▶ [WORK TO DO]:
Repeat word for word the lines from the top of the records through the line containing "38, 39, 40, 41, 42, 43, 45]", and skip the pictures.

======== DATA TO PROCESS ========

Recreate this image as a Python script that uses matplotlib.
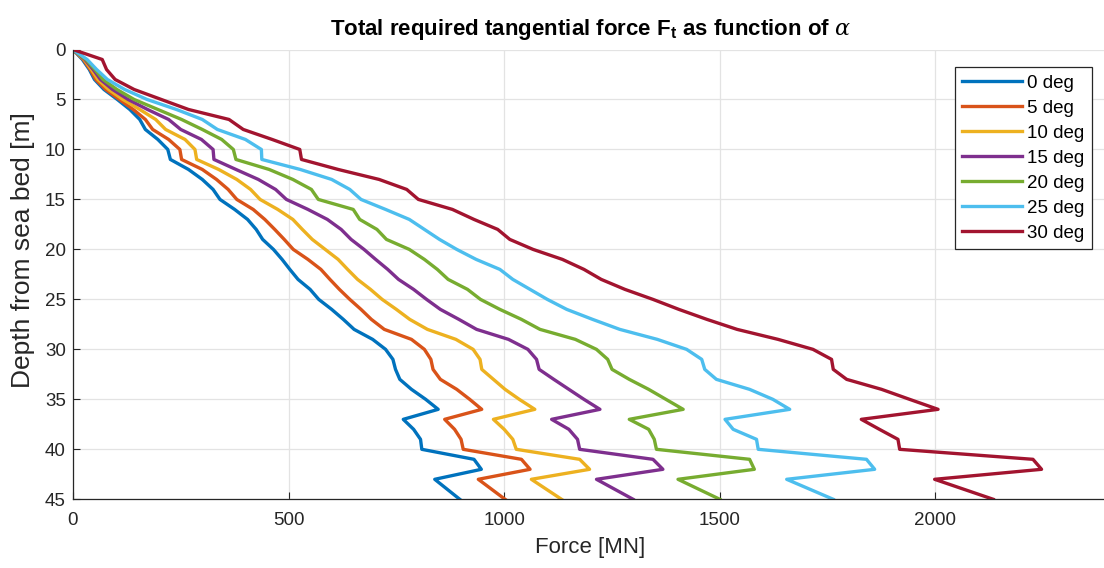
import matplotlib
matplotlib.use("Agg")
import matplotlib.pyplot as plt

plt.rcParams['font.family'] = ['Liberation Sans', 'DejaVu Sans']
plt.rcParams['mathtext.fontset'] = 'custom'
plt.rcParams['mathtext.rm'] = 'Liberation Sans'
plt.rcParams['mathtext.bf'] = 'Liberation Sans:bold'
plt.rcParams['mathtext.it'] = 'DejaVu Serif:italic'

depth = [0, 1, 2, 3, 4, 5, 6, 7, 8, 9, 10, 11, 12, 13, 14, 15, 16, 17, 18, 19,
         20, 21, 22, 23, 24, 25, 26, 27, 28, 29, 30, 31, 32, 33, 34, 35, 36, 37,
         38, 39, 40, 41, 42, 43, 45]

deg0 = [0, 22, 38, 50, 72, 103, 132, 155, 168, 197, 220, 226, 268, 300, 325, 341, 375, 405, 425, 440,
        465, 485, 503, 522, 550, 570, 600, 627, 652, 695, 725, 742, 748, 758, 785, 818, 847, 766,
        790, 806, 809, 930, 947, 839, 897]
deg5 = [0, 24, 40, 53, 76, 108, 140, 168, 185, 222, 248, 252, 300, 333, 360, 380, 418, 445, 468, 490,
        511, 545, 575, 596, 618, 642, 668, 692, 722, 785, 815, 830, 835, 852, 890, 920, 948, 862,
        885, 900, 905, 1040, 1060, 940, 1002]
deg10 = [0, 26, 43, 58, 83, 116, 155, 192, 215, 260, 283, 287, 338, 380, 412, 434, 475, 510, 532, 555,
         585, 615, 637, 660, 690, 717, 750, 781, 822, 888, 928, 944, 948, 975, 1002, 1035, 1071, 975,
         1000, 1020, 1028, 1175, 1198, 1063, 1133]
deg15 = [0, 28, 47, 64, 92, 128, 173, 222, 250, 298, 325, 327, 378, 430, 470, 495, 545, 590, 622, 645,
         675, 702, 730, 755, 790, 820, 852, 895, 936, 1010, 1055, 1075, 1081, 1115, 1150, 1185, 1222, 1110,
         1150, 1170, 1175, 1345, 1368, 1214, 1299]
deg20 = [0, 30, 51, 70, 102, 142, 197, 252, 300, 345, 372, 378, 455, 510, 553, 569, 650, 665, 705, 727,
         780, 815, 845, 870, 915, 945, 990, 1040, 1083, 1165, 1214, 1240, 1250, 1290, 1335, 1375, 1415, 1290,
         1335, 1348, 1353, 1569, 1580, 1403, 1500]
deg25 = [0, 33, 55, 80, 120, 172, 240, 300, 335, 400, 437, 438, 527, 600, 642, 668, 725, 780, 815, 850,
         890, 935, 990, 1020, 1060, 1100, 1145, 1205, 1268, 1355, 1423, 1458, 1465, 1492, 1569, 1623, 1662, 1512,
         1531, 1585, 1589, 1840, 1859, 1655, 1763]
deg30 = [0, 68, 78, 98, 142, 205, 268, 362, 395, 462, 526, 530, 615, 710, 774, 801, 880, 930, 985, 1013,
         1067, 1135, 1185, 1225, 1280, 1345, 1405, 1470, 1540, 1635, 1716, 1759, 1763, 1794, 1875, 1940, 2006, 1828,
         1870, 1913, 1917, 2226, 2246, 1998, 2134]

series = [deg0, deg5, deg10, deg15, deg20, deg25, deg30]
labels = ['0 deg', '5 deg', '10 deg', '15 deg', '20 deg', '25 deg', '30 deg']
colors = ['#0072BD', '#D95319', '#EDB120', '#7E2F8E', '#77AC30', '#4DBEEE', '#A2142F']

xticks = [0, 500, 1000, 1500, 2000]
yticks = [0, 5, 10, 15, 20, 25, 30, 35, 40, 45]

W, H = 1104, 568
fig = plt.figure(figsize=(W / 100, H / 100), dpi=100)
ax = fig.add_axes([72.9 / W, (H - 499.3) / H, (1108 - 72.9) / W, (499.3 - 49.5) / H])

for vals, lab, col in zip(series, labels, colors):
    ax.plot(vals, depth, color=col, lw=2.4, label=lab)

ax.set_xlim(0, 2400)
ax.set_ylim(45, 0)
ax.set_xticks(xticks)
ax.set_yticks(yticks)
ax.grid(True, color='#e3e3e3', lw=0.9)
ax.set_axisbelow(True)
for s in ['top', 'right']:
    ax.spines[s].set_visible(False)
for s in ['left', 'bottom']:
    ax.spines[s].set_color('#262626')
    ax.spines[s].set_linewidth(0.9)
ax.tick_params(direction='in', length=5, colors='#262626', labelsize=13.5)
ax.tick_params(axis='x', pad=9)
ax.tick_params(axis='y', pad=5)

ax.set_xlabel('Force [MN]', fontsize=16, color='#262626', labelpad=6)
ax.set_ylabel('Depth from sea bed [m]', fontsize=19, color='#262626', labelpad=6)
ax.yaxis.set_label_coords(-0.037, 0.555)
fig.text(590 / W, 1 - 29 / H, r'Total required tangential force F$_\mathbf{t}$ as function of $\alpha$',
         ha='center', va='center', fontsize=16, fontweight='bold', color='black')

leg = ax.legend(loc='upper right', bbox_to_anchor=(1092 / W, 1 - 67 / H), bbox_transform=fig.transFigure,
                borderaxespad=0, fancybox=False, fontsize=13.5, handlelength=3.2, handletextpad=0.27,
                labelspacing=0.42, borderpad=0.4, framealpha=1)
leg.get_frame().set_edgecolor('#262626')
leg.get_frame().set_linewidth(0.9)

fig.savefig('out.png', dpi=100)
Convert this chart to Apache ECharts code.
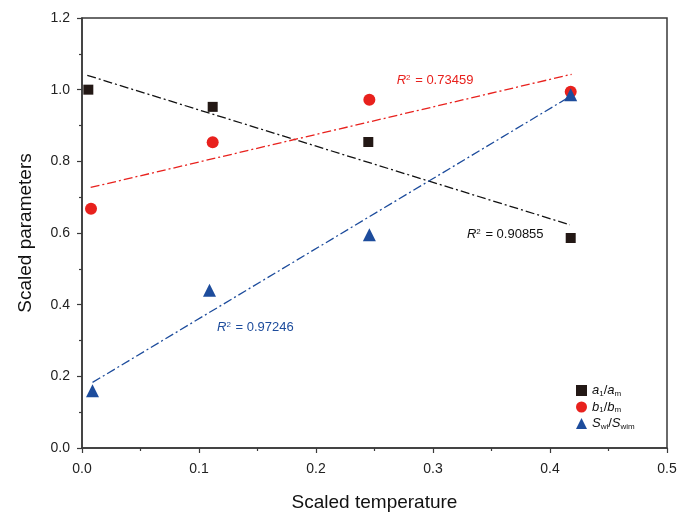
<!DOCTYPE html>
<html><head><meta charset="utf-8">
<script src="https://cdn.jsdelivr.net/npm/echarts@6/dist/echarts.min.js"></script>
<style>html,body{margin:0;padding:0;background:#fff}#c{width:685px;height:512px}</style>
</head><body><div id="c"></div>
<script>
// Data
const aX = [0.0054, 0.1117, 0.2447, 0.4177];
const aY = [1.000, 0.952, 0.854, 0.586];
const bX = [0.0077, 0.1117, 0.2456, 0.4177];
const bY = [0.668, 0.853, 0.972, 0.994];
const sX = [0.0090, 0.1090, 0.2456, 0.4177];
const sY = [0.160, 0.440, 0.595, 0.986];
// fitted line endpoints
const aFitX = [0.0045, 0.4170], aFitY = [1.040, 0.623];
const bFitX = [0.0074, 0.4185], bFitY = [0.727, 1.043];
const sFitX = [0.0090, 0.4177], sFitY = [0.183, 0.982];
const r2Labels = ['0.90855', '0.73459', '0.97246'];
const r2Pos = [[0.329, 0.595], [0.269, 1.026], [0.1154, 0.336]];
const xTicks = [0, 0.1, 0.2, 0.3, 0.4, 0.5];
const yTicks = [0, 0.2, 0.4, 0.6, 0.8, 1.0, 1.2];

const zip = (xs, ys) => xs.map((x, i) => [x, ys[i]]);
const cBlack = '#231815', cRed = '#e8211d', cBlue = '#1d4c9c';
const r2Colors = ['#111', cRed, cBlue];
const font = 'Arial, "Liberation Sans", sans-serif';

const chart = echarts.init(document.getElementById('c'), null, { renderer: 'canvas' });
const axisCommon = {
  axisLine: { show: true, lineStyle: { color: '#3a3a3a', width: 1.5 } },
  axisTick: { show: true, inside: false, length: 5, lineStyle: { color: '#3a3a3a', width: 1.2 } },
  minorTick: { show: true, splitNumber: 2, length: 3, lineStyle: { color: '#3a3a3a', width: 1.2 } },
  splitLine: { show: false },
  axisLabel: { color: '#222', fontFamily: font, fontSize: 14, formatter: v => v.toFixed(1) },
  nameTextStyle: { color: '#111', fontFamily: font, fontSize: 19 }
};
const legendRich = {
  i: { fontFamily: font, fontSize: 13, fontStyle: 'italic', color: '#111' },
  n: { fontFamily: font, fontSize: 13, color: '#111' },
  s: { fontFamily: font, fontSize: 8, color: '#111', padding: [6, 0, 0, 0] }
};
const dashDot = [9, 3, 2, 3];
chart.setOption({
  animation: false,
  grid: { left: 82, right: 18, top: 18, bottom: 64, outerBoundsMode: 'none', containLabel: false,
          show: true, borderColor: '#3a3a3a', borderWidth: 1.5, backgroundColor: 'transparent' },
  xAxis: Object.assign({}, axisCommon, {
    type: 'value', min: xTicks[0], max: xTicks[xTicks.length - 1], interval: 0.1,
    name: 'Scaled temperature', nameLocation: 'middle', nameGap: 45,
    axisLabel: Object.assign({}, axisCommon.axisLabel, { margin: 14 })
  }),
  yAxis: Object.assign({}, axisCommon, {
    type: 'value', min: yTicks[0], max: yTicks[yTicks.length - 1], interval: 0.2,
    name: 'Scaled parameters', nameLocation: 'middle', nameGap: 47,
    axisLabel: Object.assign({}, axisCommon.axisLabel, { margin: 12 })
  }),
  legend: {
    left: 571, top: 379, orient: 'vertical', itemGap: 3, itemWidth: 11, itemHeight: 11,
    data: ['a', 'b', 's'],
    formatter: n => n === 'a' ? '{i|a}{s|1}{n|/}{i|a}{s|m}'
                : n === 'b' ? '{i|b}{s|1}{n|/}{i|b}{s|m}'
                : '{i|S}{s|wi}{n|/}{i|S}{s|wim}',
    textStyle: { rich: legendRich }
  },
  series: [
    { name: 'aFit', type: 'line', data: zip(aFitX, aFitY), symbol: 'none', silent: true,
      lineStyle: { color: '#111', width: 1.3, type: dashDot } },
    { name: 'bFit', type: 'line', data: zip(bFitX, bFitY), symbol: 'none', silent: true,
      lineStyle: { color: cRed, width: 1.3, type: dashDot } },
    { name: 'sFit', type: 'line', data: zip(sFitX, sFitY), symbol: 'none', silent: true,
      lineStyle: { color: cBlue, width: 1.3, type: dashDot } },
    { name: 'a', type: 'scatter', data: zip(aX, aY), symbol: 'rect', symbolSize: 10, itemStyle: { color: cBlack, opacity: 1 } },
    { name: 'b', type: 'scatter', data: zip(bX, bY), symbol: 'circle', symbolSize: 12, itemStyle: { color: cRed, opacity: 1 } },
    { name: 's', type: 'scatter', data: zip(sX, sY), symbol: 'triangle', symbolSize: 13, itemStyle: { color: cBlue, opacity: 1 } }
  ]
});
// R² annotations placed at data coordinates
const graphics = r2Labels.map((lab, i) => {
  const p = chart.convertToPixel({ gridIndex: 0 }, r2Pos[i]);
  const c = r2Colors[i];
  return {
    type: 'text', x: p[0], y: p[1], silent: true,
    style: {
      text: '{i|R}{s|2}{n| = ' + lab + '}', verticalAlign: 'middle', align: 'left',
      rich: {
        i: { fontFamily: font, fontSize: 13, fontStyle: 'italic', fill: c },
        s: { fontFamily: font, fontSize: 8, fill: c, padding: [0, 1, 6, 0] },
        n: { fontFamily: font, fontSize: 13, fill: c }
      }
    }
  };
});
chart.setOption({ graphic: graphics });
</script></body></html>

========

▶ [THE OUTPUT]:
Recreate this image as a Python script that uses matplotlib.
import matplotlib
matplotlib.use("Agg")
import matplotlib.pyplot as plt

plt.rcParams['font.family'] = ['Liberation Sans', 'DejaVu Sans']
plt.rcParams['mathtext.fontset'] = 'custom'
plt.rcParams['mathtext.rm'] = 'Liberation Sans'
plt.rcParams['mathtext.bf'] = 'Liberation Sans:bold'
plt.rcParams['mathtext.it'] = 'DejaVu Serif:italic'

depth = [0, 1, 2, 3, 4, 5, 6, 7, 8, 9, 10, 11, 12, 13, 14, 15, 16, 17, 18, 19,
         20, 21, 22, 23, 24, 25, 26, 27, 28, 29, 30, 31, 32, 33, 34, 35, 36, 37,
         38, 39, 40, 41, 42, 43, 45]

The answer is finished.